SHORT TASK –
The required output consists solely of the lines from the top of the listing through the line containing "7.4e-5, 8.62e-5, 1.002e-4, 1.162e-4, 1.342e-4, 1.542e-4]", transcribed exactly.

INFORMATION PROVIDED –
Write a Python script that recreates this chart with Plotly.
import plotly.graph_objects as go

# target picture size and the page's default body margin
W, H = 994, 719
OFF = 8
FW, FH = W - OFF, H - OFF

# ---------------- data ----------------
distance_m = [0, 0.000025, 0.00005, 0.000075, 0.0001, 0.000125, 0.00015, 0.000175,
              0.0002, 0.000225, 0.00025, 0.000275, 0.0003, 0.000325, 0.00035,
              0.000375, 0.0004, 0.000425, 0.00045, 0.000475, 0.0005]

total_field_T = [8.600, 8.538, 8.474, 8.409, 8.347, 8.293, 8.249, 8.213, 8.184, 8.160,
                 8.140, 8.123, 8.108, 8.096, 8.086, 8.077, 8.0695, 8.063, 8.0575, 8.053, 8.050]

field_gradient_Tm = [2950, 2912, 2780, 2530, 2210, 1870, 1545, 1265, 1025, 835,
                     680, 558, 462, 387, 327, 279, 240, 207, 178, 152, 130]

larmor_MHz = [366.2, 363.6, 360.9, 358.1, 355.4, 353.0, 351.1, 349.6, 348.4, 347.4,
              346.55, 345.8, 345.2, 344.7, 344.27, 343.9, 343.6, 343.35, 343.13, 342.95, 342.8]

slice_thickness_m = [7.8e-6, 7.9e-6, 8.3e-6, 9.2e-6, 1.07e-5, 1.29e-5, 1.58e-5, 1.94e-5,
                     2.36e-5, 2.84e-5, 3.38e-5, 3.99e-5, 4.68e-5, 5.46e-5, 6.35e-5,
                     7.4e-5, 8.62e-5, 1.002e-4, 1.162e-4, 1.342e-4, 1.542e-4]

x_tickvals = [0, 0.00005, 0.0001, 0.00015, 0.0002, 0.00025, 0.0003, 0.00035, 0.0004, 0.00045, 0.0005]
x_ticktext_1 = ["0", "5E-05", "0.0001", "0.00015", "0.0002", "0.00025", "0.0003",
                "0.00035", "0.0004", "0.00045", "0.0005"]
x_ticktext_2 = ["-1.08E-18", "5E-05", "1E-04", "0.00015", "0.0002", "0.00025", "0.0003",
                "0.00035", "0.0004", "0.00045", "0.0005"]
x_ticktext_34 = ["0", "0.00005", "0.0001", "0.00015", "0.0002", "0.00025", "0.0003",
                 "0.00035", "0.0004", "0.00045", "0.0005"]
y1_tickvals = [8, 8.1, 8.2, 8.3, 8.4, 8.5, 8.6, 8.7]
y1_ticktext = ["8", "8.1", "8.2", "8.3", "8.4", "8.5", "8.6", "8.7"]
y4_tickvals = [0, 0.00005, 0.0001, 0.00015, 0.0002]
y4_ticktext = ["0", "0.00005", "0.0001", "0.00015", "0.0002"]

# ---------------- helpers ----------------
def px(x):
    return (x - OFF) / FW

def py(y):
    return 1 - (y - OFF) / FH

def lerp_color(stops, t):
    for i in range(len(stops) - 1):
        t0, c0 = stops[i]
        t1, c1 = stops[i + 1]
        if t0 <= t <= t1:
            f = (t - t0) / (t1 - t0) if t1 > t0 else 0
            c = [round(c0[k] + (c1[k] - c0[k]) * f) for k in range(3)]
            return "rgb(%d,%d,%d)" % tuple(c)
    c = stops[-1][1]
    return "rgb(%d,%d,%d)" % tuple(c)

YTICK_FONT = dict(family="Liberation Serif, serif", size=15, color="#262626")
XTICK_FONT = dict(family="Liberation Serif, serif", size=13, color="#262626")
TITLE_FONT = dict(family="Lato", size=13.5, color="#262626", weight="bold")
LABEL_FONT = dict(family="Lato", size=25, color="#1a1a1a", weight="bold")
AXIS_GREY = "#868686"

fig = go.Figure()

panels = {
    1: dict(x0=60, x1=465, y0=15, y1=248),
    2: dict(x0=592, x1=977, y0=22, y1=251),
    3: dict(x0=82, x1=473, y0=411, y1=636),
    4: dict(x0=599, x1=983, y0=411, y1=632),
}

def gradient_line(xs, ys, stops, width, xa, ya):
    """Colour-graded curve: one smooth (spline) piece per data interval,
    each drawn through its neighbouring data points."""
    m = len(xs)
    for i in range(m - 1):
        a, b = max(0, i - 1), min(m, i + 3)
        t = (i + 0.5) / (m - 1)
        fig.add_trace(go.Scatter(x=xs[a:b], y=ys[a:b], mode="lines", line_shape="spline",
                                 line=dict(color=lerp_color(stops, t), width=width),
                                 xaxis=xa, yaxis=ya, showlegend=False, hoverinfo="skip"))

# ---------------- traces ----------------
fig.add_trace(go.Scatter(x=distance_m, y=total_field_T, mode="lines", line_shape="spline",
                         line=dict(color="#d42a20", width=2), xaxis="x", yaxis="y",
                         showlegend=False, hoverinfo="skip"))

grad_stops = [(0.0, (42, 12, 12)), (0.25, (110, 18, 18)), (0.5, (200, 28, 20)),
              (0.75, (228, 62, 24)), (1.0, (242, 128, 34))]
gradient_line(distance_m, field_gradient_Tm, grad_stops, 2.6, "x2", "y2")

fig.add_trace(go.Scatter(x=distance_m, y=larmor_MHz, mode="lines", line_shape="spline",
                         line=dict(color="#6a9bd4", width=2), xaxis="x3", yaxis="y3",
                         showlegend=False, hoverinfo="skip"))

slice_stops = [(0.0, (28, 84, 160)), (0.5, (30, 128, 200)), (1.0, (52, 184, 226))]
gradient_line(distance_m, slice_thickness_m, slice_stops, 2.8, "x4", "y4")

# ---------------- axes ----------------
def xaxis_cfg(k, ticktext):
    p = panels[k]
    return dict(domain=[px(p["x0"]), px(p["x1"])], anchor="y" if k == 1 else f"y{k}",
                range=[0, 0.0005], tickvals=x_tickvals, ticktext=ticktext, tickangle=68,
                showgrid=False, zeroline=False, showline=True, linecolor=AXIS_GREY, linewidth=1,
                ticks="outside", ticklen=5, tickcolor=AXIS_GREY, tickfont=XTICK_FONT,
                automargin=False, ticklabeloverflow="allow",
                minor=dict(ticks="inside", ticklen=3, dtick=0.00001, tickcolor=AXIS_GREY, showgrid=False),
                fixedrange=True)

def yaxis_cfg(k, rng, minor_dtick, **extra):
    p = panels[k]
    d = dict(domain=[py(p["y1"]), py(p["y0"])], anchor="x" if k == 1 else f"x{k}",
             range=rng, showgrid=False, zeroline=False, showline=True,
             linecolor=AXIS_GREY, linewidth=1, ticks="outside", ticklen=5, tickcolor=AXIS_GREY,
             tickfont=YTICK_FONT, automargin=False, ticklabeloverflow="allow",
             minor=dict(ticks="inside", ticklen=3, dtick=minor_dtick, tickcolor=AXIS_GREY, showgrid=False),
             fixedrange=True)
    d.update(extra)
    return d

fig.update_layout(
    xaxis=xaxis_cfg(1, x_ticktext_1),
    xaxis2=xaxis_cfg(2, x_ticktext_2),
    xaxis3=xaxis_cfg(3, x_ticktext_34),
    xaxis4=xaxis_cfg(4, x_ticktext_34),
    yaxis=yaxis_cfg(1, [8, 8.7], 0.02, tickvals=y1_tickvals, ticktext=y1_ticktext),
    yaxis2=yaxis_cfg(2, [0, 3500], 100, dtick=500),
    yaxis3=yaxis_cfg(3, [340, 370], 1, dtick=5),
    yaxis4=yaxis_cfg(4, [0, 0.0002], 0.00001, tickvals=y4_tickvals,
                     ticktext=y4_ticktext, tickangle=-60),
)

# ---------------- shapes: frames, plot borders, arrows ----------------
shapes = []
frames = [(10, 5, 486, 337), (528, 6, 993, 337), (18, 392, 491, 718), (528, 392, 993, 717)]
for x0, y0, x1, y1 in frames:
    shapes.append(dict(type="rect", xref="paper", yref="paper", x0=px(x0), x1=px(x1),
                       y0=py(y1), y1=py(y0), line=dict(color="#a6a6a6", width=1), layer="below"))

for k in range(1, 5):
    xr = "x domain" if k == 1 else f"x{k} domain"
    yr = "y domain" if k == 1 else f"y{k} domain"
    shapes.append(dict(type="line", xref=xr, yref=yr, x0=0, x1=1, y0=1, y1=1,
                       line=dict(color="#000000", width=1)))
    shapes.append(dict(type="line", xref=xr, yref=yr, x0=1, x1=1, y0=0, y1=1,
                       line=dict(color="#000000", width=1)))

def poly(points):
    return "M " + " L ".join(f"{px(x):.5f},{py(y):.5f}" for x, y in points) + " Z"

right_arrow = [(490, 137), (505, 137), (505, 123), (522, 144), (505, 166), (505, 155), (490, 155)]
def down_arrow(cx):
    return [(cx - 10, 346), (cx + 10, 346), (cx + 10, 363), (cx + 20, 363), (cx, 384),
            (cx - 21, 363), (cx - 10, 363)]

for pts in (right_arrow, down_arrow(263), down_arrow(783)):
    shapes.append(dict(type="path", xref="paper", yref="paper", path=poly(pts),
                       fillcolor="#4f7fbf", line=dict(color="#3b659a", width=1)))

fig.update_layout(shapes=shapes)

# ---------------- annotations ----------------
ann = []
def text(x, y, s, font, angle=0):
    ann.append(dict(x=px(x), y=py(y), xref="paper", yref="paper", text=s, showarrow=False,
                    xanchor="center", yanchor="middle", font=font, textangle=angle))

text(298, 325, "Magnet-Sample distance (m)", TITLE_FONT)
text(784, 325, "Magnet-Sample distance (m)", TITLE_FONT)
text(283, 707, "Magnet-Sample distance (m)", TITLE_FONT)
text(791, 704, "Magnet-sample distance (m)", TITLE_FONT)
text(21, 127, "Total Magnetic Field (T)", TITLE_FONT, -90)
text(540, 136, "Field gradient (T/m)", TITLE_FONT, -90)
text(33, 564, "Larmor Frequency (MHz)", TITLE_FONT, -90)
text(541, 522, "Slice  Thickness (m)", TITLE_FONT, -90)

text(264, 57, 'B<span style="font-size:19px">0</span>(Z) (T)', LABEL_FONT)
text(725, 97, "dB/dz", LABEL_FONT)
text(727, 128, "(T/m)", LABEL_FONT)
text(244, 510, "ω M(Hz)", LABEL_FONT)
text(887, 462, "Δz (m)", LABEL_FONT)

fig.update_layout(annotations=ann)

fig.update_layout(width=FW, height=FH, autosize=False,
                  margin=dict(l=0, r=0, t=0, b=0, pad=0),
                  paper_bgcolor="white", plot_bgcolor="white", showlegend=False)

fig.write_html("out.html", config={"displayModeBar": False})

THE OUTPUT –
Write a Python script that recreates this chart with Plotly.
import plotly.graph_objects as go

# target picture size and the page's default body margin
W, H = 994, 719
OFF = 8
FW, FH = W - OFF, H - OFF

# ---------------- data ----------------
distance_m = [0, 0.000025, 0.00005, 0.000075, 0.0001, 0.000125, 0.00015, 0.000175,
              0.0002, 0.000225, 0.00025, 0.000275, 0.0003, 0.000325, 0.00035,
              0.000375, 0.0004, 0.000425, 0.00045, 0.000475, 0.0005]

total_field_T = [8.600, 8.538, 8.474, 8.409, 8.347, 8.293, 8.249, 8.213, 8.184, 8.160,
                 8.140, 8.123, 8.108, 8.096, 8.086, 8.077, 8.0695, 8.063, 8.0575, 8.053, 8.050]

field_gradient_Tm = [2950, 2912, 2780, 2530, 2210, 1870, 1545, 1265, 1025, 835,
                     680, 558, 462, 387, 327, 279, 240, 207, 178, 152, 130]

larmor_MHz = [366.2, 363.6, 360.9, 358.1, 355.4, 353.0, 351.1, 349.6, 348.4, 347.4,
              346.55, 345.8, 345.2, 344.7, 344.27, 343.9, 343.6, 343.35, 343.13, 342.95, 342.8]

slice_thickness_m = [7.8e-6, 7.9e-6, 8.3e-6, 9.2e-6, 1.07e-5, 1.29e-5, 1.58e-5, 1.94e-5,
                     2.36e-5, 2.84e-5, 3.38e-5, 3.99e-5, 4.68e-5, 5.46e-5, 6.35e-5,
                     7.4e-5, 8.62e-5, 1.002e-4, 1.162e-4, 1.342e-4, 1.542e-4]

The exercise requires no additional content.